I'd like to generate some code using MATLAB Embedded Coder that runs an fft2 operation on a uint8 datatype. The end application is going to operate on images up to 4096 by 4096, so I'd like to not have to use the double (~134MB of double data vs. ~16MB) input required to get emlc to compile my code right now.

Here's a sample of what I'm running:

%#eml
function bar = emlc_test(foo)
    bar = fft2(foo);
end

with compiler command:

emlc -T rtw emlc_test -c -report -v -eg { zeros(32,32,'uint8') }

This throws error:

??? Function 'fft' is not defined for values of class 'uint8'.

The same code/compilation command works fine when changing 'uint8' to 'double'

But looking at the generated code it seems like processing should be capable of running in uint8 space. Is there a flag I'm missing to allow my fft2 operation to work on uint8 data rather than double data?

+1  A: 

No, not possible. fft and fft2 only support single and double floats. Not much you can do about it. If you want to save memory space, try single floats.

sellibitze
+3  A: 

The MATLAB fft2 reference documentation is explicit on its requirement of types double or single.
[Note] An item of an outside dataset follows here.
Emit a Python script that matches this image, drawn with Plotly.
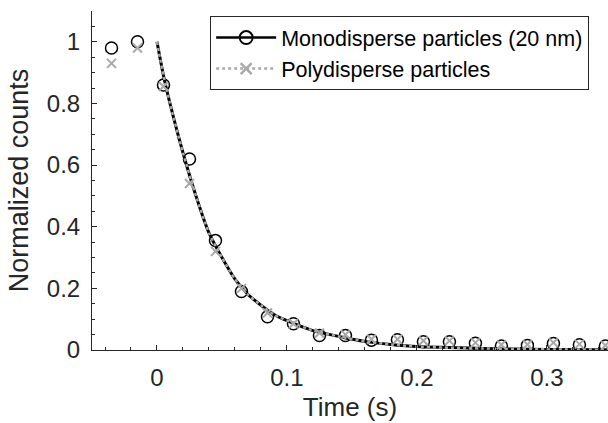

It seems you may have to use a "monster" (*) matrix based on singles even for the input. I think that the reason for this is that there is no way for MATLAB to decide the type desired in the output, other that it being the same as the input.
(**) Actually not that big: single type is only 4 times what you intended.

mjv
@Peter Mortensen, thanks for fixing my spelling of `MATLAB` (not `MatLab`); my coding habits (including camel-casing) have further impaired my command of the English grammar or, in this case, my respect for registered names...
mjv
+1  A: 

If you really need the optimisation, I think the only thing you can do is reinvent the wheel: implement your FFT function from scratch (it's a lot of work).

Emilio M Bumachar
Even then ... how should he do it on a uint8 vector? The DFT corresponds to a unitary linear map on a set of complex vectors. The FFT algoriths usually work "in-place" and rotate and shuffle the data. You can't do that on an uint8 array without introducing *lots* of rounding errors and overflows and underflows.
sellibitze
As it turns out I've ultimately ended up replacing the Matlab generated code with KISS FFT since Matlab's C output actually ran slower than in Matlab -- either way my intention was to use the code outside of Matlab in a C application.